Wikipedia:"In 1962, I remember running away from the TV set, and starting to think about what I just saw, and praying I could remember every little thing about it," said a candid West. "And, then I got my hands on a reel-to-reel tape recorder, started taping TV shows, my own voice and others in secret. My world was kind of a sonic one, I used to listen to the radio more than TV—it all held a real special interest for me."
William Richard West (born April 16, 1950) is an American voice actor. Born in Detroit but raised in the Roslindale neighborhood of Boston, Massachusetts, Billy launched his career in the early 1980s performing daily comedic routines on Boston's WBCN. He left the radio station to work on the short-lived revival of Beany and Cecil in 1988. He was also a writer and castmember on The Howard Stern Show during the early to mid 1990s, where he gained nationwide fame with his impersonations.
Over his career West has been the voice talent for close to 120 different characters including some of the most iconic animated figures in television history. He has become one of few voice actors who can impersonate Mel Blanc in his prime, including characterizations of Bugs Bunny, Daffy Duck, Elmer Fudd and other characters from Warner Bros. cartoons.
West's first two high-profile roles came almost simultaneously: as Doug Funnie and Roger Klotz on Doug and as Stimpy on Ren & Stimpy, which were two of the first original three Nicktoons (the other being Rugrats).
Ren & Stimpy
West provided the voice of Stimpy in Nickelodeon's The Ren & Stimpy Show from 1991 until 1996, and he provided the voice of Ren from 1993–1996 (after Ren's original voice and series creator John Kricfalusi was fired by Nickelodeon for delivering un-airable episodes). West performed other characters on the series as well, such as Mr. Horse (another role that West was issued after Kricfalusi's departure) and the "Announcer/Salesman" of such shorts as the "Log" ads (a voice West would years later use as the Narrator for The Weird Al Show).
According to West, he was originally supposed to do the voice of both Ren and Stimpy (and performed both characters on the tape that was used to sell the show to Nickelodeon), but then Kricfalusi decided to do the voice of Ren himself once the show was sold and he had West on board as part of the selling point. However, West provided Ren's maniacal laughter when John Kricfalusi was the voice of Ren.

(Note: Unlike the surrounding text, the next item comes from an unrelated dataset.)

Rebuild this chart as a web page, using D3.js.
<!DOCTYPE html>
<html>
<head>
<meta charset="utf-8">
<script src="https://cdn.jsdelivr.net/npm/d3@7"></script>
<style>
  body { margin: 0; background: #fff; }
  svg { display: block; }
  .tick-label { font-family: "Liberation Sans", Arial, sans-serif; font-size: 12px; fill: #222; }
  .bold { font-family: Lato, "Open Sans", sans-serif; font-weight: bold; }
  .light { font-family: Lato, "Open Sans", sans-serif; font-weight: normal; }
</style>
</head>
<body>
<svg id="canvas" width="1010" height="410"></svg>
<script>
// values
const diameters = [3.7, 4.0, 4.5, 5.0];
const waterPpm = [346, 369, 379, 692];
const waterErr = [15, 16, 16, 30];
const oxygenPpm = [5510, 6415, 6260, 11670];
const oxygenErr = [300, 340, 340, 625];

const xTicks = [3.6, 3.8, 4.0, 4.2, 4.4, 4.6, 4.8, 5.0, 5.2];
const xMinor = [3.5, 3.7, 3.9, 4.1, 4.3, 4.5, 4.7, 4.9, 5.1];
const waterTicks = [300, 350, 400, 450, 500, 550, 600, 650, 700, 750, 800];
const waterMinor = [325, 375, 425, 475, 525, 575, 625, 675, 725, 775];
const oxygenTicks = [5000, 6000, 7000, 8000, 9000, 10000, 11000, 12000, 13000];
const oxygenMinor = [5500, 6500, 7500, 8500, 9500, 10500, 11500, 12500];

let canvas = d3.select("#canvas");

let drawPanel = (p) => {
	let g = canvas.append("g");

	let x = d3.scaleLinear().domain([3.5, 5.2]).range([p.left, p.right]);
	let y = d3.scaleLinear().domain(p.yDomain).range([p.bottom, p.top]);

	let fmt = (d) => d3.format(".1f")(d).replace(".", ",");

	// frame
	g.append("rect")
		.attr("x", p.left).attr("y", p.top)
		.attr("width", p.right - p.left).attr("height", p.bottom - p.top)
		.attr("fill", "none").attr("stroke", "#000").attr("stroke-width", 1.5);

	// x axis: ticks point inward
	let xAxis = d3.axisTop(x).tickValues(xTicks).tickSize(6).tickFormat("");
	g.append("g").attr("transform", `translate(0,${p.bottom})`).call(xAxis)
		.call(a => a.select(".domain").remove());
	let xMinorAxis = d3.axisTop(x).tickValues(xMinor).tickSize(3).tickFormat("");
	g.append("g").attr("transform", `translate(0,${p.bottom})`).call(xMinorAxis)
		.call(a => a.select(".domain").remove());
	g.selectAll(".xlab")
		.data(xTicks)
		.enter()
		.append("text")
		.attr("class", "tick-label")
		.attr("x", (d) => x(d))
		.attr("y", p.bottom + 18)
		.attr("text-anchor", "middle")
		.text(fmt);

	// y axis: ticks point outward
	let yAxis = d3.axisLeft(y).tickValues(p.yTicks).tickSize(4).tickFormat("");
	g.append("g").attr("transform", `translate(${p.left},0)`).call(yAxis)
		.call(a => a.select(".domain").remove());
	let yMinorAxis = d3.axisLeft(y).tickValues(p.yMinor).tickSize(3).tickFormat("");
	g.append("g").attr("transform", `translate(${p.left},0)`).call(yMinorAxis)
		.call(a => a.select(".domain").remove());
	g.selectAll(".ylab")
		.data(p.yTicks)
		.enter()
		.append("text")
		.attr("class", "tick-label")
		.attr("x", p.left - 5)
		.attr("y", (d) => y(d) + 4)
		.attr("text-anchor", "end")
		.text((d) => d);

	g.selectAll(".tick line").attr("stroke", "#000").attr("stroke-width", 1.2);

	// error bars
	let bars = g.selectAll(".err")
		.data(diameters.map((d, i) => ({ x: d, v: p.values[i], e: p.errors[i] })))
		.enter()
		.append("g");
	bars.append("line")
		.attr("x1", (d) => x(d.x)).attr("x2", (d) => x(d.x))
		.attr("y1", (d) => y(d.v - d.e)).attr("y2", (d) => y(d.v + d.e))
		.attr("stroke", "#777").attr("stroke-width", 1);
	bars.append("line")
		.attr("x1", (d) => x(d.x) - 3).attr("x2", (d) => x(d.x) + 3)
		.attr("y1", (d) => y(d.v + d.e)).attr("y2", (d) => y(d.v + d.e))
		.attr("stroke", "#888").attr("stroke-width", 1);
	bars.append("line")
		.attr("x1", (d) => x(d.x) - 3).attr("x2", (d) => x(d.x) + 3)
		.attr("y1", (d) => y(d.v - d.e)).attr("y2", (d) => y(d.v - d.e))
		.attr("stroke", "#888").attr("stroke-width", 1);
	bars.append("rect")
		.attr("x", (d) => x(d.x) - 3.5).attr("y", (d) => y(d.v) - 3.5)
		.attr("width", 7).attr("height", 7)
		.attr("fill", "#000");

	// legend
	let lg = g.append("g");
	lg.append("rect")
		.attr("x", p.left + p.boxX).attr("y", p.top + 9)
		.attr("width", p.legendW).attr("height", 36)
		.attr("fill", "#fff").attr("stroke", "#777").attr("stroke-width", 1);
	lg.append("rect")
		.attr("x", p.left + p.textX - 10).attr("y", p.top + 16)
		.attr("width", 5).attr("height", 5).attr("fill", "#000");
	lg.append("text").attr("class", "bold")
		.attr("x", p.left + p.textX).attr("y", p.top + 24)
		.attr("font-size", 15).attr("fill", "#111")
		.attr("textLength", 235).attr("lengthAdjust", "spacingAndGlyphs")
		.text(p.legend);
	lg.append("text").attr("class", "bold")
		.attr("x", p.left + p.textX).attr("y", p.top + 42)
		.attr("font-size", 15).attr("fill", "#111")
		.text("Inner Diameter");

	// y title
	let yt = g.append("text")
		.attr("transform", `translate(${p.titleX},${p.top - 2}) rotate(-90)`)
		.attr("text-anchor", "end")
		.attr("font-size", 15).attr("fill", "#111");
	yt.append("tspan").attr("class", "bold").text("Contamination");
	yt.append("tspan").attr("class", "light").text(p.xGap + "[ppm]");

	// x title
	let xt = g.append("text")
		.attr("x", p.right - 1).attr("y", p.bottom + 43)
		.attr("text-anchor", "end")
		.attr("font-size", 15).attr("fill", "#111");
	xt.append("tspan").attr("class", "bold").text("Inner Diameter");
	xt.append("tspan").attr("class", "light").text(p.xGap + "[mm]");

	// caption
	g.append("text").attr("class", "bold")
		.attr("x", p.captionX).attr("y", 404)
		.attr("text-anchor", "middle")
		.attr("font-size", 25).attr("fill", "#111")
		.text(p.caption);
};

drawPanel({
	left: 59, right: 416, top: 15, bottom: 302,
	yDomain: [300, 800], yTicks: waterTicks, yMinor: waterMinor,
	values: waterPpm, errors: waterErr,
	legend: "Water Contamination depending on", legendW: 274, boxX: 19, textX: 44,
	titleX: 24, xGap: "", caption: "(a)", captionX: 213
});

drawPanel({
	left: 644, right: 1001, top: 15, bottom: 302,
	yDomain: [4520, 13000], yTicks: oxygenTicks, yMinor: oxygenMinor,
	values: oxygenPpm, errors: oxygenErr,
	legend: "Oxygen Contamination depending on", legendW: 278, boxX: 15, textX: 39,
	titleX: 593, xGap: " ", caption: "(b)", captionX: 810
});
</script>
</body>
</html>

Billy West's roles in Futurama include Philip J. Fry, Professor Hubert Farnsworth, Dr. Zoidberg and Zapp Brannigan, as well as various other incidental characters. As he and other Futurama cast and crew point out in DVD commentaries, West voiced so many characters throughout the series that conversations are often held entirely between characters he is voicing.
West went into the Futurama auditions and was asked to try out for, as he says, "just about every part"; eventually landing the professor, Zoidberg, and Zapp Brannigan. West later got the part of Fry, which originally had gone to Charlie Schlatter. While West is known for doing many different and unique voices, the voice he does for Philip J. Fry is often considered to be closer to his natural voice than any other character he has done (in an audio commentary, he states Fry is just himself at age 25). This similarity, West acknowledges, was done purposefully in order to make it harder to replace him in the part along with placing more of himself personally into the role.
The part of Zapp Brannigan was created for Phil Hartman, but he died before the show started and West was issued the role. West has described his interpretation of Zapp Brannigan's voice as an imitation of Hartman, but described the actual vocalizations of the character as being based on "a couple of big dumb announcers I knew."
Futurama was renewed by Comedy Central as four direct-to-DVD films broken into 16 television episodes. West reprised his roles for these films, and has been signed on for a new 26-episode season of Futurama which began airing in June 2010.
Perhaps West's most notable film work came in the 1996 movie Space Jam. Starring alongside Michael Jordan, West provided the voice of both Bugs Bunny and Elmer Fudd. He reprised the roles in subsequent Looney Tunes feature-length films and video games. In 1998, West starred in the direct-to-video film Scooby-Doo on Zombie Island as Shaggy Rogers, becoming the second person to portray the character (the first being Casey Kasem). He also appeared in a cameo in Garfield: The Movie. Other films featuring West's vocal talents include Joe's Apartment, Cats & Dogs, Olive, the Other Reindeer, TMNT, The Proud Family Movie, and three Tom and Jerry direct-to-video movies.
West is also a guitarist and singer-songwriter with a band called Billy West and The Grief Counselors. They've released their first album, Me-Pod. West has toured as a guitarist for Roy Orbison and Brian Wilson. West has collaborated with Deborah Harry & Lou Reed, Los Lobos and played live on several occasions with Brian Wilson, including the guitar solo on the Beach Boys tune "Do it Again" on Late Show with David Letterman, in the mid 1990s.